One can’t ask for much more from India’s new no. 3. There remained a question mark over his overseas credentials after he had failed here on his previous tour, but Pujara calmed nerves by playing some delightful classical test knocks. The first test dismissal was not his fault (run out by Kohli) and he made up in his next 2 innings, bringing India to the brink at Johannesburg. He remains India’s best test batsman of 2012 and 2013.
He was unfortunate in the crucial second innings in Durban, and displayed all the shots in the book otherwise during a series that saw him almost become the first Indian no. 4 to score two 100s in the same test. His partnership with Pujara is good news for India’s test future; both of them were heads and shoulders above the rest and looked comfortable at the crease.

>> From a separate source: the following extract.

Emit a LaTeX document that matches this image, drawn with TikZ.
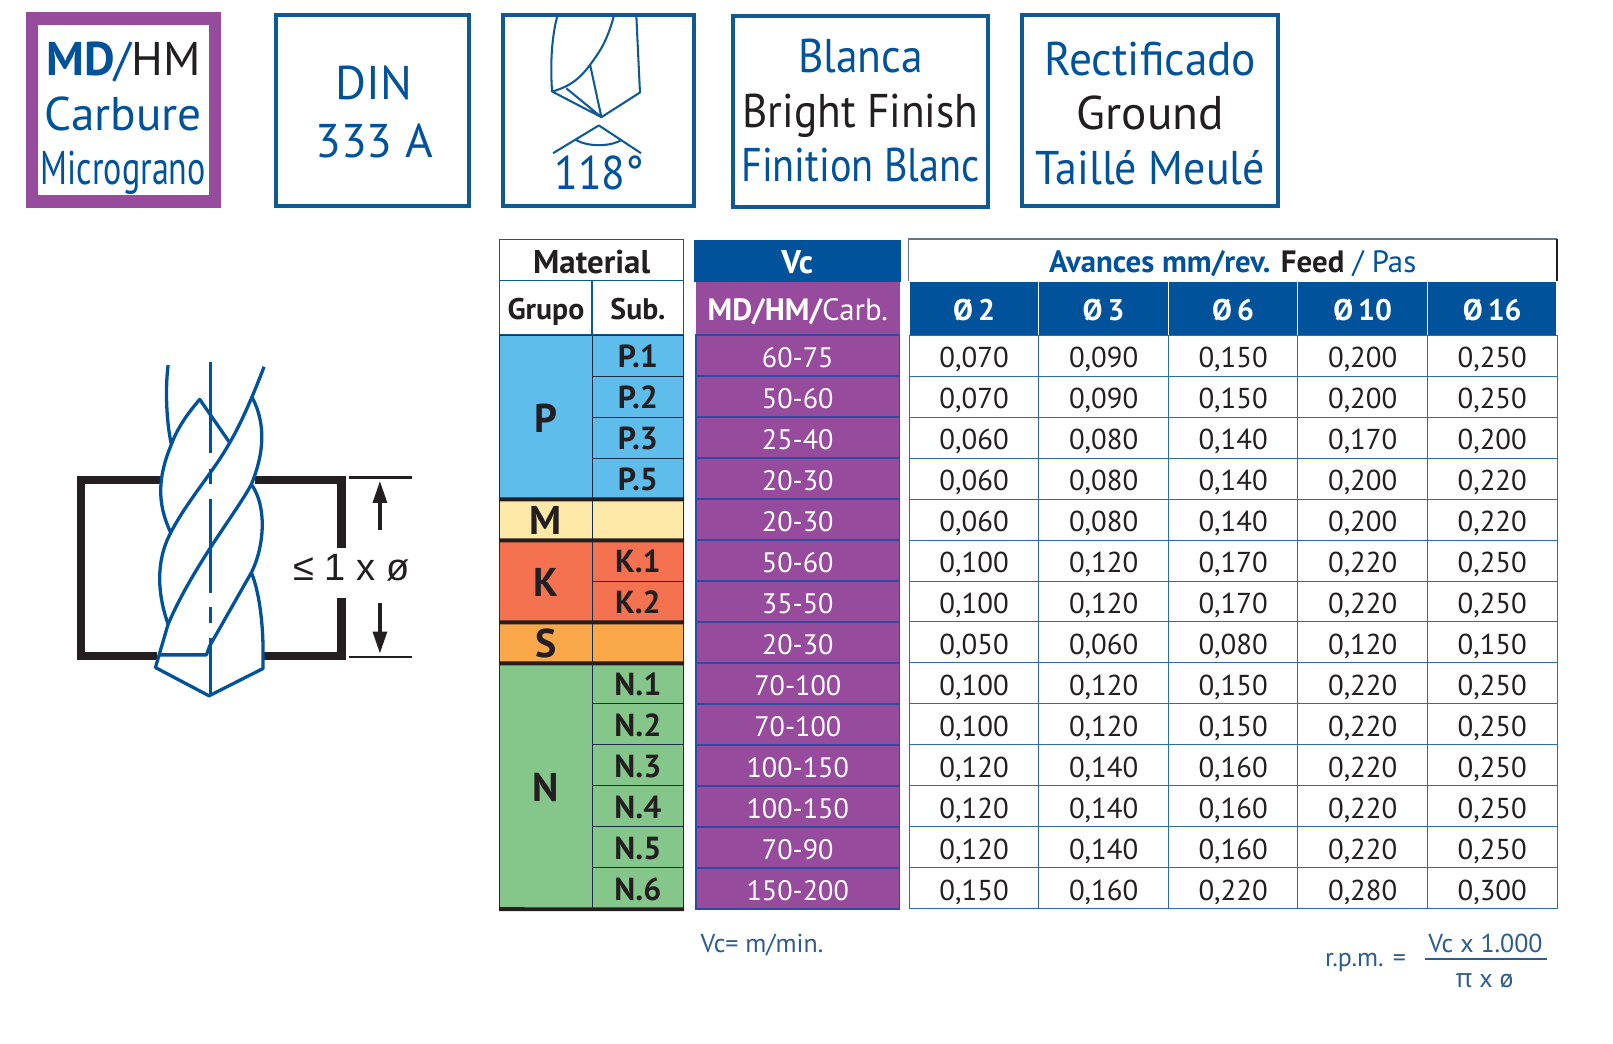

He averaged a paltry 11 during the test series, and made some glaring errors to be dismissed during important junctures of each test. A career that began all guns blazing with two centuries on the trot tapered off terribly during Rohit’s first real test abroad. He must work on playing the swinging ball if he is to fill the huge boots of VVS Laxman in the batting order.
Ajinkya Rahane (8/10)
Rahane did what Rohit was expected to, with great grit and success. He showed immense temperament and rescued India on both occasions in Durban; though his efforts went in vain. The classiness of his 96 in Durban could be a turning point in his stop-and-start-international-career, and he could cement himself in the middle order with such technique in New Zealand. Rohit might feel like he was better at no. 6 where he was expected to bat with the lower order during his debut.
Defensive captaincy in Durban where he refused to take the new ball to try and force the Proteas into a slow-scoring draw means that he has now lost 9 of the last 10 tests in charge overseas. His batting didn’t help either, his ridiculous shot in Durban leading to the ultimate collapse while Rahane stood strong at the other end.
Ravindra Jadeja (6/10)
6 on 10 only for his brave 6 wicket performance at Durban and his relentless spell of a total of 58 overs in the first innings. If he was chosen at Johannesburg, India could have won the test, but his brainfade batting means that he is the only tail ender in the history of cricket to have 3 triple centuries in domestic cricket to his name.
Ravi Ashwin (3/10)
A nothing performance from him at Johannesburg prevented India from pushing for a much-needed win, after which he was dropped. He has picked only 8 of his 105 wickets abroad, and remains a home specialist that is more of a batsman in overseas conditions. His awkward fielding efforts don’t add to his value.
Zaheer Khan (5/10)
Many expected more from India’s premier quick, but his effort can’t be faulted. His age works against him, and he contributed as much as he could in Johannesburg- after which he looked too spent in Durban to make a difference. His batting efforts only showed that he didn’t care to stay at the crease for his team when they needed him. As a senior member, he is expected to contribute more in overseas conditions.
Ishant Sharma (5/10)
A great Johannesburg spell apart, Ishant once again succumbed to the usual flash-in-the-pan reputation. He was toothless at Durban, where there was arguably more help from the pitch. South African batsmen didn’t make the mistake of falling to him again, reading him well and milking him through the doomed test.
Mohammed Shami (6/10)
He was effective in short bursts, but could have done much more given his ability to swing the ball both ways. He failed at Durban against the determination of Kallis and AB- and proved that he is still a work in progress and has much to learn.
The return of the likes of Aaron will help boost India’s weak attack in New Zealand. Pacer Ishwar Pandey- much is expected of him after 3 great Ranji seasons.